How do you modify the default spacy (v3.0.5) tokenizer to correctly split english contractions if unicode apostrophes (not '
) are used.
import spacy
nlp = spacy.load('en_core_web_sm')
apostrophes = ["'",'\u02B9', '\u02BB', '\u02BC', '\u02BD', '\u02C8', '\u02CA', '\u02CB', '\u0060', '\u00B4']
for apo in apostrophes:
text = f"don{apo}t"
print([t for t in nlp(text)])
>>>
[do, n't]
[donʹt]
[donʻt]
[donʼt]
[donʽt]
[donˈt]
[donˊt]
[donˋt]
[don`t]
[don´t]
The desired output for all examples is [do, n't]
My best guess was to extend the default tokenizer_exceptions with all possible apostrophe variations.

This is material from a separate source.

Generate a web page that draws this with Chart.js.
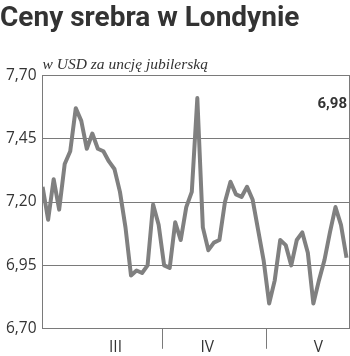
<!DOCTYPE html>
<html>
<head>
<meta charset="utf-8">
<script src="https://cdn.jsdelivr.net/npm/chart.js@4/dist/chart.umd.min.js"></script>
<style>
  body { margin: 0; background: #fff; }
  canvas { display: block; }
</style>
</head>
<body>
<canvas id="chart" width="350" height="356"></canvas>
<script>
  // silver price, USD per troy ounce, daily (March - May)
  const prices = [
    7.26, 7.13, 7.29, 7.17, 7.35, 7.40, 7.57, 7.52, 7.41, 7.47,
    7.41, 7.40, 7.36, 7.33, 7.24, 7.10, 6.91, 6.93, 6.92, 6.95,
    7.19, 7.11, 6.95, 6.94, 7.12, 7.05, 7.18, 7.24, 7.61, 7.10,
    7.01, 7.04, 7.05, 7.20, 7.28, 7.23, 7.22, 7.26, 7.21, 7.09,
    6.97, 6.80, 6.89, 7.05, 7.03, 6.95, 7.05, 7.08, 7.00, 6.80,
    6.89, 6.97, 7.08, 7.18, 7.11, 6.98,
  ];
  const days = prices.map((v, i) => i);

  // month labels and where the months split (in day index units)
  const monthLabels = ["III", "IV", "V"];
  const monthCenters = [13.2, 29.8, 49.9];
  const monthBreaks = [21.75, 40.6];

  const yTicks = [6.7, 6.95, 7.2, 7.45, 7.7];

  const xTicks = monthCenters
    .map((v, i) => ({ value: v, label: monthLabels[i] }))
    .concat(monthBreaks.map((v) => ({ value: v, label: "" })))
    .sort((a, b) => a.value - b.value);

  const fmt = (v) => v.toFixed(2).replace(".", ",");
  const lineGrey = "#7a7a7a";
  const textCol = "#333";
  const tickFont = { family: "Open Sans", size: 15.5 };

  // last value written in the top right corner
  const lastValueLabel = {
    id: "lastValueLabel",
    afterDraw(chart) {
      const { ctx, chartArea } = chart;
      ctx.save();
      ctx.font = "bold 15px Roboto";
      ctx.fillStyle = textCol;
      ctx.textAlign = "right";
      ctx.textBaseline = "middle";
      ctx.fillText(fmt(prices[prices.length - 1]), chartArea.right - 2, chartArea.top + 29);
      ctx.restore();
    },
  };

  new Chart(document.getElementById("chart"), {
    type: "line",
    data: {
      labels: days,
      datasets: [
        {
          data: prices.map((v, i) => ({ x: days[i], y: v })),
          borderColor: "#808080",
          borderWidth: 4,
          pointRadius: 0,
          tension: 0,
          borderJoinStyle: "round",
        },
      ],
    },
    options: {
      responsive: false,
      animation: false,
      layout: { padding: { left: 0, right: 1, top: 0, bottom: 0 } },
      plugins: {
        legend: { display: false },
        tooltip: { enabled: false },
        title: {
          display: true,
          text: "Ceny srebra w Londynie",
          align: "start",
          color: textCol,
          font: { family: "Roboto", weight: "bold", size: 28 },
          padding: { top: 2, bottom: 20 },
        },
        subtitle: {
          display: true,
          text: "w USD za uncję jubilerską",
          align: "start",
          fullSize: false,
          color: textCol,
          font: { family: "Liberation Serif", style: "italic", size: 15.5 },
          padding: { top: 0, bottom: 1 },
        },
      },
      scales: {
        x: {
          type: "linear",
          min: 0,
          max: 55.45,
          afterBuildTicks: (scale) => {
            scale.ticks = xTicks.map((t) => ({ value: t.value }));
          },
          ticks: {
            autoSkip: false,
            maxRotation: 0,
            padding: -11,
            color: textCol,
            font: tickFont,
            callback: (v, i) => xTicks[i].label,
          },
          // empty title only keeps room below the month labels
          title: { display: true, text: " ", font: { size: 8 }, padding: { top: 0, bottom: 1 } },
          grid: {
            drawOnChartArea: false,
            tickLength: 20,
            color: (c) => (c.tick && monthBreaks.includes(c.tick.value) ? lineGrey : "rgba(0,0,0,0)"),
          },
          border: { display: true, color: lineGrey },
        },
        y: {
          min: 6.7,
          max: 7.7,
          afterBuildTicks: (scale) => {
            scale.ticks = yTicks.map((v) => ({ value: v }));
          },
          ticks: {
            padding: 6,
            color: textCol,
            font: tickFont,
            callback: (v) => fmt(v),
          },
          grid: { color: lineGrey, drawTicks: false },
          border: { display: true, color: lineGrey },
        },
        y2: {
          position: "right",
          min: 6.7,
          max: 7.7,
          ticks: { display: false },
          grid: { drawOnChartArea: false, drawTicks: false },
          border: { display: true, color: lineGrey },
        },
      },
    },
    plugins: [lastValueLabel],
  });
</script>
</body>
</html>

But this does not work as Tokenizer special cases are not allowed to modify text.
import spacy
from spacy.util import compile_prefix_regex, compile_suffix_regex, compile_infix_regex
nlp = spacy.load('en_core_web_sm')
apostrophes = ['\u02B9', '\u02BB', '\u02BC', '\u02BD', '\u02C8', '\u02CA', '\u02CB', '\u0060', '\u00B4']
default_rules = nlp.Defaults.tokenizer_exceptions
extended_rules = default_rules.copy()
for key, val in default_rules.items():
if "'" in key:
for apo in apostrophes:
extended_rules[key.replace("'", apo)] = val
rules = nlp.Defaults.tokenizer_exceptions
infix_re = compile_infix_regex(nlp.Defaults.infixes)

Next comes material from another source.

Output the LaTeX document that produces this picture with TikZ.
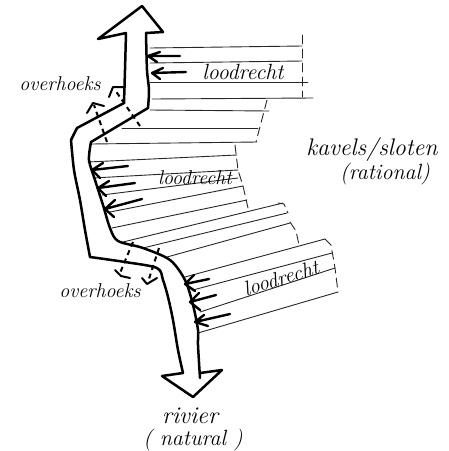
\documentclass[tikz,border=0pt]{standalone}
\begin{document}
\begin{tikzpicture}[x=1pt,y=-1pt,line cap=round,line join=round,
  river/.style={line width=2.5pt},
  plotline/.style={line width=0.9pt,black!85},
  boundary/.style={line width=0.9pt,black!85,dash pattern=on 9pt off 5pt},
  push/.style={line width=2.4pt},
  diag/.style={line width=2pt,dash pattern=on 5pt off 4pt,line cap=butt},
  diaghead/.style={line width=2pt},
  hand/.style={inner sep=0pt,font=\fontsize{#1}{#1}\selectfont\itshape}]
\useasboundingbox (0,0) rectangle (449,451);
% plots: top block
\draw[plotline] (150,48) -- (302,46);
\draw[plotline] (150,63) -- (302,61);
\draw[plotline] (150,82) -- (308,82);
\draw[plotline] (152,99) -- (313,98);
\draw[boundary] (302,35) -- (302,97);
% plots: step
\draw[plotline] (150,110) -- (269,111);
\draw[plotline] (122,128) -- (258,128);
\draw[plotline] (91,144) -- (257,142);
\draw[boundary] (267,100) -- (256,142);
% plots: middle block
\draw[plotline] (88,162) -- (237,155);
\draw[plotline] (93,178) -- (238,170);
\draw[plotline] (102,195) -- (238,178);
\draw[plotline] (110,212) -- (243,186);
\draw[plotline] (112,228) -- (247,200);
\draw[boundary] (235,145) -- (238,170) -- (243,186) -- (248,208);
% plots: fan
\draw[plotline] (123,242) -- (283,203);
\draw[plotline] (143,248) -- (287,213);
\draw[plotline] (167,257) -- (290,223);
\draw[boundary] (278,203) -- (284,204) -- (288,213);
\draw[boundary] (290,222) -- (296,231) -- (299,245);
% plots: lower block
\draw[plotline] (185,277) -- (325,239);
\draw[plotline] (193,290) -- (332,253);
\draw[plotline] (200,312) -- (335,268);
\draw[plotline] (198,333) -- (338,292);
\draw[boundary] (325,239) -- (331,245) -- (335,268) -- (338,292);
% river
\draw[river] (126,33) -- (98,39) -- (142,6) -- (163,32) -- (146,33);
\draw[river] plot[smooth,tension=0.5] coordinates {(126,33) (125,70) (124,103)} -- (77,128) -- (71,140);
\draw[river] plot[smooth,tension=0.5] coordinates {(71,140) (74,170) (80,200) (85,230) (90,257)};
\draw[river] plot[smooth,tension=0.5] coordinates {(90,257) (125,262) (157,268) (163,280) (168,297) (173,320) (178,350) (183,373)};
\draw[river] (183,373) -- (162,376) -- (193,397) -- (222,370) -- (200,373);
\draw[river] plot[smooth,tension=0.5] coordinates {(146,33) (147,70) (149,90) (148,108)} -- (91,142);
\draw[river] plot[smooth,tension=0.5] coordinates {(91,142) (89,160) (95,180) (103,205) (110,228) (118,241) (143,248) (170,260) (185,280) (193,305) (198,330) (198,345) (200,378)};
% perpendicular arrows
\draw[push] (180,56) -- (148,56) (160,52) -- (148,56) -- (157,62);
\draw[push] (186,72) -- (152,73) (163,68) -- (152,73) -- (160,79);
\draw[push] (128,166) -- (92,170) (103,163) -- (92,170) -- (100,178);
\draw[push] (135,183) -- (98,188) (109,181) -- (98,188) -- (106,196);
\draw[push] (142,199) -- (105,209) (115,200) -- (105,209) -- (114,217);
\draw[push] (209,279) -- (185,284) (194,275) -- (185,284) -- (195,291);
\draw[push] (216,295) -- (190,302) (199,293) -- (190,302) -- (200,310);
\draw[push] (230,314) -- (195,322) (204,315) -- (195,322) -- (208,326);
% diagonal arrows
\draw[diag] (107,142) -- (94,105);
\draw[diaghead] (87,113) -- (93,103) -- (104,106);
\draw[diag] (140,126) -- (115,90);
\draw[diaghead] (109,97) -- (113,87) -- (125,87);
\draw[diag] (133,242) -- (120,273);
\draw[diaghead] (115,270) -- (121,276) -- (130,278);
\draw[diag] (159,248) -- (148,282);
\draw[diaghead] (142,278) -- (147,284) -- (157,278);
% labels
\node[hand=22] (l1) at (243,72) {loodrecht};
\node[hand=20] (l2) at (195,178) {loodrecht};
\node[hand=21,rotate=17] (l3) at (281,278) {loodrecht};
\node[hand=20] (o1) at (60,84) {overhoeks};
\node[hand=20] (o2) at (100,291) {overhoeks};
\node[hand=24] (k1) at (372,149) {kavels/sloten};
\node[hand=22] (k2) at (385,174) {(rational)};
\node[hand=24] (r1) at (190,416) {rivier};
\node[hand=22] (r2) at (193,440) {( natural )};
\end{tikzpicture}
\end{document}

prefix_re = compile_prefix_regex(nlp.Defaults.prefixes)
suffix_re = compile_suffix_regex(nlp.Defaults.suffixes)
nlp.tokenizer = spacy.tokenizer.Tokenizer(
nlp.vocab,
rules = extended_rules,
prefix_search=prefix_re.search,
suffix_search=suffix_re.search,
infix_finditer=infix_re.finditer,
)
apostrophes = ["'",'\u02B9', '\u02BB', '\u02BC', '\u02BD', '\u02C8', '\u02CA', '\u02CB', '\u0060', '\u00B4']
for apo in apostrophes:
text = f"don{apo}t"
print([t for t in nlp(text)])
>>> ValueError: [E997] Tokenizer special cases are not allowed to modify the text. This would map ':`(' to ':'(' given token attributes '[{65: ":'("}]'.